You might wonder why the board is bothering, considering that Andersen is basically smoke and embers in California.
Andersen sent the board a letter dated Aug. 1 saying it was withdrawing its license in California and ceasing operations here. Newington thought the firm was gone but recently discovered a “skeleton” office in Los Angeles.
“They cannot unilaterally pull their license and be exempt from discipline, ” Newington said. The board has jurisdiction over Andersen’s license until 2009 and wants to make sure no one tries to rekindle the coals.
Meanwhile, Andersen is leaving a trail of disgruntled former clients and employees in its wake.
One is Mike Coke, Chief Financial Officer of AMB Property, a former Andersen client.
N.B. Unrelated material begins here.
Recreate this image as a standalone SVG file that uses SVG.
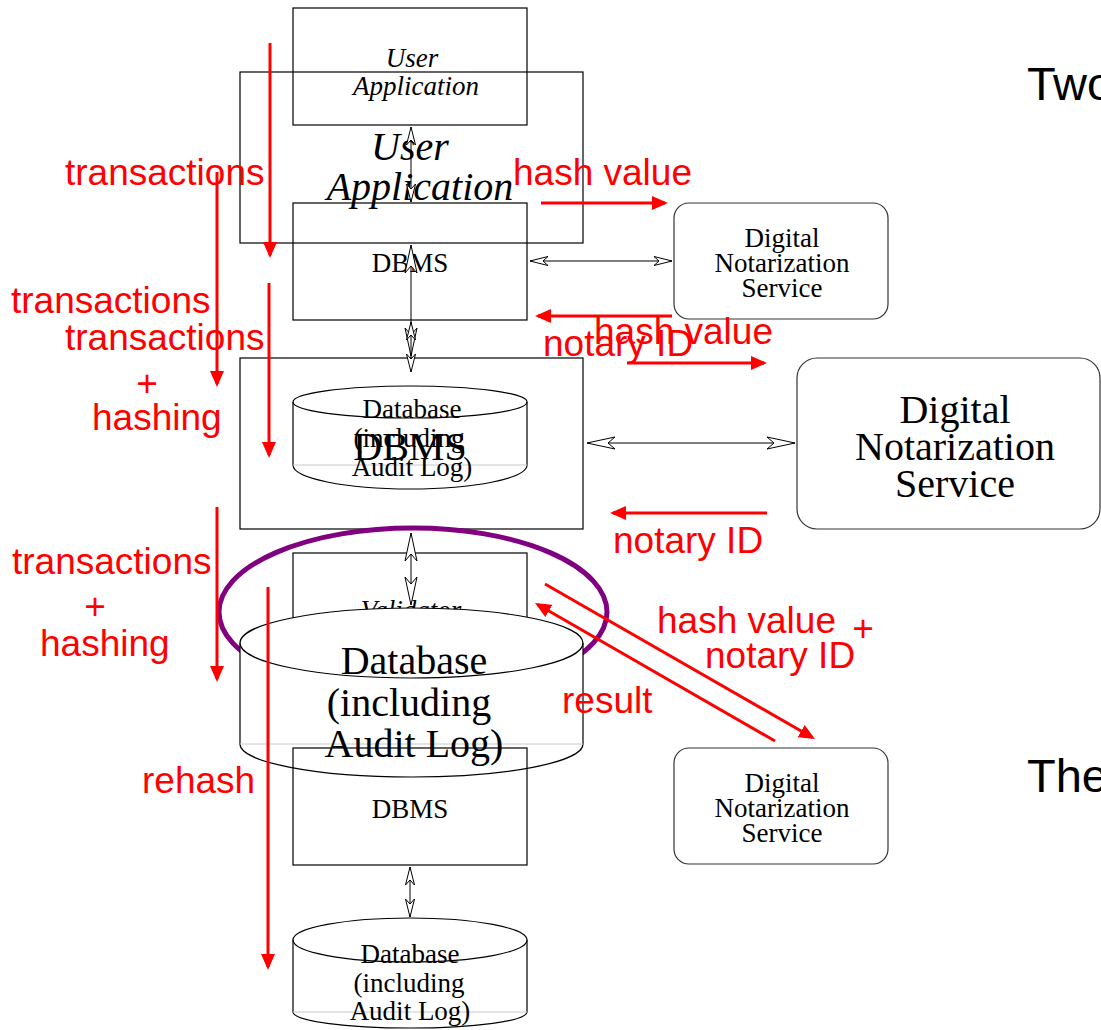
<svg xmlns="http://www.w3.org/2000/svg" width="1101" height="1030" viewBox="0 0 1101 1030">
  <defs>
    <style>
      .box { fill: none; stroke: #000; stroke-width: 1.2; }
      .rbox { fill: none; stroke: #333; stroke-width: 1.2; }
      .cyl { fill: #fff; stroke: #000; stroke-width: 1.2; }
      .cyl-rim { fill: none; stroke: #000; stroke-width: 1.2; }
      .cyl-seam { stroke: #c8c8c8; stroke-width: 1; }
      .serif { font-family: "Liberation Serif", "Times New Roman", serif; fill: #000; text-anchor: middle; }
      .s { font-size: 27px; }
      .l { font-size: 40px; }
      .it { font-style: italic; }
      .link { fill: none; stroke: #000; stroke-width: 1; }
      .flow { fill: none; stroke: #f00; stroke-width: 3; }
      .flabel { font-family: "Liberation Sans", Arial, sans-serif; font-size: 37px; fill: #f00; }
      .side { font-family: "Liberation Sans", Arial, sans-serif; font-size: 47px; fill: #000; }
    </style>
    <marker id="open-s" viewBox="0 0 18 9" refX="18" refY="4.5" markerWidth="18" markerHeight="9" markerUnits="userSpaceOnUse" orient="auto-start-reverse" overflow="visible">
      <path d="M18,4.5 L0,0 L5,4.5 L0,9 Z" fill="#fff" stroke="#000" stroke-width="1"/>
    </marker>
    <marker id="open-l" viewBox="0 0 28 12" refX="28" refY="6" markerWidth="28" markerHeight="12" markerUnits="userSpaceOnUse" orient="auto-start-reverse" overflow="visible">
      <path d="M28,6 L0,0 L7,6 L0,12 Z" fill="#fff" stroke="#000" stroke-width="1"/>
    </marker>
    <marker id="red-head" viewBox="0 0 16 14" refX="13" refY="7" markerWidth="16" markerHeight="14" markerUnits="userSpaceOnUse" orient="auto">
      <path d="M0,0 L16,7 L0,14 Z" fill="#f00"/>
    </marker>
  </defs>

  <rect width="1101" height="1030" fill="#fff"/>

  <!-- small stack: application / DBMS / database -->
  <g id="user-app-small">
    <rect class="box" x="293" y="8" width="234" height="117"/>
    <text class="serif s it" x="412" y="67">User</text>
    <text class="serif s it" x="416" y="95">Application</text>
  </g>

  <g id="user-app-large">
    <rect class="box" x="240" y="72" width="343" height="171"/>
    <text class="serif l it" x="410" y="160">User</text>
    <text class="serif l it" x="420" y="200">Application</text>
  </g>

  <g id="dbms-small">
    <rect class="box" x="293" y="203" width="234" height="117"/>
    <text class="serif s" x="410" y="272">DBMS</text>
  </g>

  <g id="notary-small">
    <rect class="rbox" x="674" y="203" width="214" height="116" rx="15"/>
    <text class="serif s" x="782" y="247">Digital</text>
    <text class="serif s" x="782" y="272">Notarization</text>
    <text class="serif s" x="782" y="297">Service</text>
  </g>

  <g id="dbms-large">
    <rect class="box" x="240" y="358" width="343" height="171"/>
  </g>

  <g id="database-small">
    <path class="cyl" d="M293,402 L293,465 A117,24 0 0 0 527,465 L527,402 A117,16 0 0 0 293,402 Z"/>
    <path class="cyl-rim" d="M293,402 A117,16 0 0 0 527,402"/>
    <line class="cyl-seam" x1="293" y1="465" x2="527" y2="465"/>
    <text class="serif s" x="412" y="418">Database</text>
    <text class="serif s" x="409" y="447">(including</text>
    <text class="serif s" x="412" y="476">Audit Log)</text>
  </g>

  <g id="dbms-large-label">
    <text class="serif l" x="410" y="460">DBMS</text>
  </g>

  <g id="notary-large">
    <rect class="rbox" x="797" y="358" width="303" height="171" rx="20"/>
    <text class="serif l" x="955" y="423">Digital</text>
    <text class="serif l" x="955" y="460">Notarization</text>
    <text class="serif l" x="955" y="497">Service</text>
  </g>

  <g id="validator">
    <rect class="box" x="293" y="553" width="234" height="117"/>
    <text class="serif s it" x="411" y="619">Validator</text>
  </g>

  <!-- highlight around the validator -->
  <g id="highlight">
    <ellipse cx="413" cy="612" rx="194" ry="84" fill="none" stroke="#800080" stroke-width="5"/>
  </g>

  <g id="database-large">
    <path class="cyl" d="M240,643 L240,744 A171.5,33 0 0 0 583,744 L583,643 A171.5,35 0 0 0 240,643 Z"/>
    <path class="cyl-rim" d="M240,643 A171.5,35 0 0 0 583,643"/>
    <line class="cyl-seam" x1="240" y1="744" x2="583" y2="744"/>
    <text class="serif l" x="414" y="674">Database</text>
    <text class="serif l" x="409" y="716">(including</text>
    <text class="serif l" x="414" y="757">Audit Log)</text>
  </g>

  <g id="dbms-lower">
    <rect class="box" x="293" y="748" width="234" height="117"/>
    <text class="serif s" x="410" y="818">DBMS</text>
  </g>

  <g id="notary-lower">
    <rect class="rbox" x="674" y="748" width="214" height="116" rx="15"/>
    <text class="serif s" x="782" y="792">Digital</text>
    <text class="serif s" x="782" y="817">Notarization</text>
    <text class="serif s" x="782" y="842">Service</text>
  </g>

  <g id="database-lower">
    <path class="cyl" d="M293,940 L293,1012 A117,16 0 0 0 527,1012 L527,940 A117,22 0 0 0 293,940 Z"/>
    <path class="cyl-rim" d="M293,940 A117,22 0 0 0 527,940"/>
    <line class="cyl-seam" x1="293" y1="1012" x2="527" y2="1012"/>
    <text class="serif s" x="410" y="963">Database</text>
    <text class="serif s" x="409" y="992">(including</text>
    <text class="serif s" x="410" y="1020">Audit Log)</text>
  </g>

  <!-- two-way links between components -->
  <g id="connectors">
    <line class="link" x1="411" y1="127" x2="411" y2="202" marker-start="url(#open-s)" marker-end="url(#open-s)"/>
    <line class="link" x1="411" y1="245" x2="411" y2="356" marker-start="url(#open-l)" marker-end="url(#open-l)"/>
    <line class="link" x1="411" y1="322" x2="411" y2="372" marker-start="url(#open-s)" marker-end="url(#open-s)"/>
    <line class="link" x1="411" y1="533" x2="411" y2="605" marker-start="url(#open-l)" marker-end="url(#open-l)"/>
    <line class="link" x1="410" y1="867" x2="410" y2="917" marker-start="url(#open-s)" marker-end="url(#open-s)"/>
    <line class="link" x1="530" y1="261" x2="672" y2="261" marker-start="url(#open-s)" marker-end="url(#open-s)"/>
    <line class="link" x1="587" y1="443" x2="795" y2="443" marker-start="url(#open-l)" marker-end="url(#open-l)"/>
  </g>

  <!-- data flows -->
  <g id="flows">
    <line class="flow" x1="270" y1="43" x2="270" y2="255" marker-end="url(#red-head)"/>
    <line class="flow" x1="217" y1="172" x2="217" y2="384" marker-end="url(#red-head)"/>
    <line class="flow" x1="269" y1="283" x2="269" y2="455" marker-end="url(#red-head)"/>
    <line class="flow" x1="217" y1="507" x2="217" y2="679" marker-end="url(#red-head)"/>
    <line class="flow" x1="268" y1="587" x2="268" y2="967" marker-end="url(#red-head)"/>
    <line class="flow" x1="541" y1="203" x2="665" y2="203" marker-end="url(#red-head)"/>
    <line class="flow" x1="672" y1="316" x2="538" y2="316" marker-end="url(#red-head)"/>
    <line class="flow" x1="627" y1="363" x2="764" y2="363" marker-end="url(#red-head)"/>
    <line class="flow" x1="767" y1="513" x2="613" y2="513" marker-end="url(#red-head)"/>
    <line class="flow" x1="545" y1="584" x2="812.4" y2="737.5" marker-end="url(#red-head)"/>
    <line class="flow" x1="775" y1="741" x2="537.6" y2="604.5" marker-end="url(#red-head)"/>
  </g>

  <g id="flow-labels">
    <text class="flabel" x="65" y="185">transactions</text>
    <text class="flabel" x="11" y="313">transactions</text>
    <text class="flabel" x="65" y="350">transactions</text>
    <text class="flabel" x="147" y="396" text-anchor="middle">+</text>
    <text class="flabel" x="92" y="430">hashing</text>
    <text class="flabel" x="12" y="574">transactions</text>
    <text class="flabel" x="95" y="619" text-anchor="middle">+</text>
    <text class="flabel" x="40" y="656">hashing</text>
    <text class="flabel" x="142" y="793">rehash</text>
    <text class="flabel" x="513" y="185">hash value</text>
    <text class="flabel" x="594" y="344">hash value</text>
    <text class="flabel" x="543" y="356">notary ID</text>
    <text class="flabel" x="613" y="553">notary ID</text>
    <text class="flabel" x="657" y="633">hash value</text>
    <text class="flabel" x="863" y="641" text-anchor="middle">+</text>
    <text class="flabel" x="705" y="668">notary ID</text>
    <text class="flabel" x="562" y="713">result</text>
  </g>

  <g id="captions">
    <text class="side" x="1027" y="100">Two</text>
    <text class="side" x="1027" y="792">The</text>
  </g>
</svg>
When AMB’s new auditor tried to get access to Andersen’s work papers from the AMB audit, Andersen charged a $10,000 fee.
Normally when companies change auditors, an old auditor charges nothing or a small fee for access to work papers, he said.
Andersen’s legal counsel in Chicago had no comment before she slammed down the phone.
Avery Cannon, who was a senior auditor in Andersen’s San Francisco office, also got a nasty surprise when she was laid off.
Cannon worked full time during her last two weeks, but because she didn’t have too much work, couldn’t bill all her hours to clients.
In her last paycheck, the 30 to 40 hours that were not billed to clients were taken out of her vacation instead of being paid in cash.
“If I’d known they were going to do that, I would have stayed home and enjoyed my vacation,” she said.